Once upon a time, I was the mom of a precocious preschool boy who thought, because I had inadvertantly taught him, that everything in life was negotiable. We of course had a major disagreement of some sort and I banished him to his room. And myself to mine. (I’m not sure where my toddler daughter was but considering she’s alive & well right now, she was somewhere safe). In his aggravation/anger/disdain, my son created this ‘note’ for me and slid it under my bedroom door. At least, I think this is how things went - my OG badmom blog has different details - but I might be conflating the day that produced today’s artwork with the afternoon that I slammed a hole in that same child’s bedroom wall with the doorknob; that time I know I went into timeout to berate myself/calm down and try erasing his look of terror from my brain. (Didn’t work)1. But it doesn’t really matter because either time would have warranted this same response.
I remember feeling [more] awful at first, because even when moms joke about being ‘bad’ we really do fear it’s true most of the time.

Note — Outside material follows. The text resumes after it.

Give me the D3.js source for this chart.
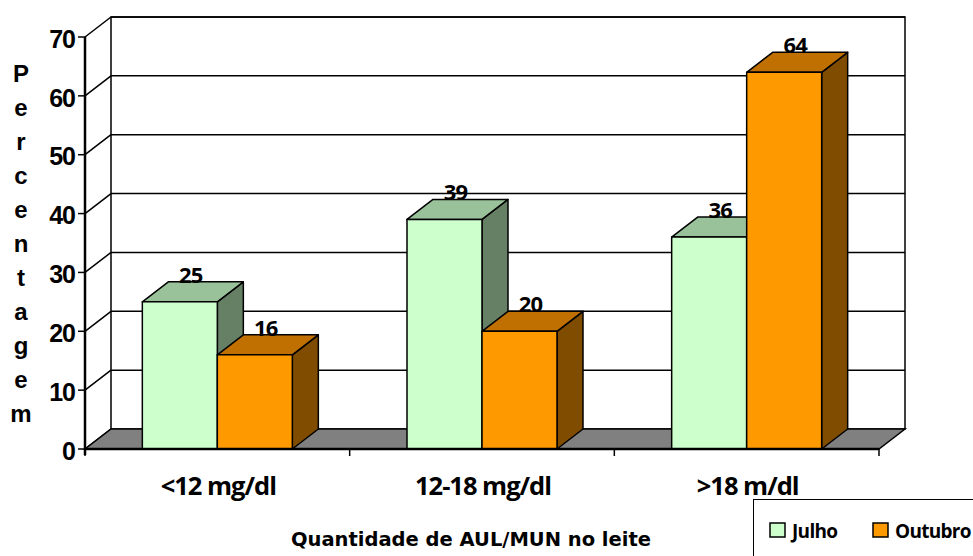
<!DOCTYPE html>
<html>
<head>
<meta charset="utf-8">
<script src="https://cdn.jsdelivr.net/npm/d3@7"></script>
<style>
  body { margin: 0; background: #fff; }
  svg { display: block; }
</style>
</head>
<body>
<div id="chart"></div>
<script>
// data
const categories = ["<12 mg/dl", "12-18 mg/dl", ">18 m/dl"];
const seriesNames = ["Julho", "Outubro"];
const julho = [25, 39, 36];
const outubro = [16, 20, 64];
const yTicks = [0, 10, 20, 30, 40, 50, 60, 70];

const width = 973, height = 556;
const depthX = 26, depthY = -20; // 3d offset of the back wall
const labelFont = "'Open Sans', 'Noto Sans', sans-serif";

const colors = {
  Julho:   { front: "#CCFFCC", top: "#9AC29A", side: "#668066" },
  Outubro: { front: "#FF9900", top: "#C07000", side: "#804D00" }
};

const svg = d3.select("#chart").append("svg")
  .attr("width", width)
  .attr("height", height);

const x = d3.scaleBand().domain(categories).range([85, 879]).padding(0);
const groupW = 150;
const xs = d3.scaleBand().domain(seriesNames).range([0, groupW]);
const y = d3.scaleLinear().domain([0, 70]).range([449, 37]);

const x0 = x.range()[0], x1 = x.range()[1];
const yBase = y(0);

// back wall
svg.append("rect")
  .attr("x", x0 + depthX).attr("y", y(70) + depthY)
  .attr("width", x1 - x0).attr("height", y(0) - y(70))
  .attr("fill", "#fff").attr("stroke", "#000").attr("stroke-width", 1.5);

// gridlines on back wall + left wall diagonals
const grid = svg.append("g").attr("stroke", "#000").attr("stroke-width", 1.5);
yTicks.filter(d => d > 0).forEach(t => {
  grid.append("line")
    .attr("x1", x0 + depthX).attr("x2", x1 + depthX)
    .attr("y1", y(t) + depthY).attr("y2", y(t) + depthY);
});
yTicks.forEach(t => {
  grid.append("line")
    .attr("x1", x0).attr("x2", x0 + depthX)
    .attr("y1", y(t)).attr("y2", y(t) + depthY);
});

// floor
svg.append("path")
  .attr("d", d3.line()([
    [x0, yBase], [x1, yBase], [x1 + depthX, yBase + depthY], [x0 + depthX, yBase + depthY]
  ]) + "Z")
  .attr("fill", "#808080").attr("stroke", "#000").attr("stroke-width", 1.5);

// bars
const rows = categories.map((c, i) => ({ cat: c, values: [
  { name: "Julho", value: julho[i] },
  { name: "Outubro", value: outubro[i] }
]}));

rows.forEach(r => {
  const gx = x(r.cat) + (x.bandwidth() - groupW) / 2;
  r.values.forEach(v => {
    const bx = gx + xs(v.name);
    const bw = xs.bandwidth();
    const top = y(v.value);
    const c = colors[v.name];
    const g = svg.append("g").attr("stroke", "#000").attr("stroke-width", 1.5).attr("stroke-linejoin", "round");
    // side face
    g.append("path")
      .attr("d", d3.line()([[bx + bw, top], [bx + bw + depthX, top + depthY], [bx + bw + depthX, yBase + depthY], [bx + bw, yBase]]) + "Z")
      .attr("fill", c.side);
    // top face
    g.append("path")
      .attr("d", d3.line()([[bx, top], [bx + depthX, top + depthY], [bx + bw + depthX, top + depthY], [bx + bw, top]]) + "Z")
      .attr("fill", c.top);
    // front
    g.append("rect")
      .attr("x", bx).attr("y", top).attr("width", bw).attr("height", yBase - top)
      .attr("fill", c.front);
    // value label
    svg.append("text")
      .attr("x", bx + bw / 2 + depthX / 2 - 2)
      .attr("y", top + depthY + 1)
      .attr("text-anchor", "middle")
      .attr("font-family", labelFont)
      .attr("font-weight", 700)
      .attr("font-size", 22)
      .attr("letter-spacing", -0.8)
      .text(v.value);
  });
});

// front floor edge + y axis line
svg.append("line").attr("x1", x0).attr("x2", x1).attr("y1", yBase).attr("y2", yBase)
  .attr("stroke", "#000").attr("stroke-width", 2.5);
svg.append("line").attr("x1", x0).attr("x2", x0).attr("y1", y(70)).attr("y2", yBase + 6)
  .attr("stroke", "#000").attr("stroke-width", 2.5);

// y ticks
const yAxis = svg.append("g");
yTicks.forEach(t => {
  yAxis.append("line").attr("x1", x0 - 7).attr("x2", x0).attr("y1", y(t)).attr("y2", y(t))
    .attr("stroke", "#000").attr("stroke-width", 1.5);
  yAxis.append("text")
    .attr("x", 75).attr("y", y(t) + 2)
    .attr("dy", "0.35em")
    .attr("text-anchor", "end")
    .attr("font-family", "Liberation Sans, Arial, sans-serif")
    .attr("font-weight", "bold")
    .attr("font-size", 25)
    .attr("letter-spacing", -1)
    .text(t);
});

// x ticks
const xTickPos = [x0, ...categories.slice(1).map(c => x(c)), x1];
xTickPos.forEach(p => {
  svg.append("line").attr("x1", p).attr("x2", p).attr("y1", yBase).attr("y2", yBase + 7)
    .attr("stroke", "#000").attr("stroke-width", 1.5);
});

// category labels
categories.forEach(c => {
  svg.append("text")
    .attr("x", x(c) + x.bandwidth() / 2 + 1)
    .attr("y", 495)
    .attr("text-anchor", "middle")
    .attr("font-family", labelFont)
    .attr("font-weight", 700)
    .attr("font-size", 25.5)
    .attr("letter-spacing", -1)
    .text(c);
});

// y title, stacked letters
const yTitle = "Percentagem".split("");
yTitle.forEach((ch, i) => {
  svg.append("text")
    .attr("x", 21)
    .attr("y", 82 + i * 34)
    .attr("text-anchor", "middle")
    .attr("font-family", "Liberation Sans, Arial, sans-serif")
    .attr("font-weight", "bold")
    .attr("font-size", 24)
    .text(ch);
});

// x title
svg.append("text")
  .attr("x", 471).attr("y", 546)
  .attr("text-anchor", "middle")
  .attr("font-family", "DejaVu Sans, Verdana, sans-serif")
  .attr("font-weight", "bold")
  .attr("font-size", 19.5)
  .text("Quantidade de AUL/MUN no leite");

// legend
const legend = svg.append("g");
legend.append("rect")
  .attr("x", 753.5).attr("y", 499.5).attr("width", 260).attr("height", 100)
  .attr("fill", "#fff").attr("stroke", "#000").attr("stroke-width", 1);
const legendX = [770, 873];
seriesNames.forEach((s, i) => {
  legend.append("rect")
    .attr("x", legendX[i]).attr("y", 523).attr("width", 15).attr("height", 14)
    .attr("fill", colors[s].front).attr("stroke", "#000").attr("stroke-width", 1.5);
  legend.append("text")
    .attr("x", legendX[i] + 22).attr("y", 538)
    .attr("font-family", labelFont)
    .attr("font-weight", 700)
    .attr("font-size", 19)
    .attr("letter-spacing", -0.7)
    .text(s);
});
</script>
</body>
</html>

But then I was so proud of his 4-year old handwriting - those are clearly recognizable letters, well-spaced. And using the O to make not so much an angry face but a jeering one? That is gall + comedy gold.
I have kept this note on a bulletin board ever since that day. I wanted it to remind me to let my kids know - early and calmly - when negotiation wasn’t going to happen, to take deep breaths & timeouts before frightening the children, and that others’ perception is their reality.
When, a few years later, I decided to start writing, my blog name was literally right in front of my face. I also use it as my email and every other social media presence; it has become grounding. There is always the possibility I’ll be bad at this mom-job: still parenting my now-grown offspring, occasionally interacting with teenage students, hanging out with my toddler nephew. But it also shows that I raised very smart and funny kids.
My grown, alive & well son tells me he doesn’t remember feeling as afraid of me as I thought he was. That’s good?
Oh, I have had moments that I still fear have scarred my children for the rest of their lives. The worst ones were from before I went on anti-depressants; my depression showed up mostly as rage.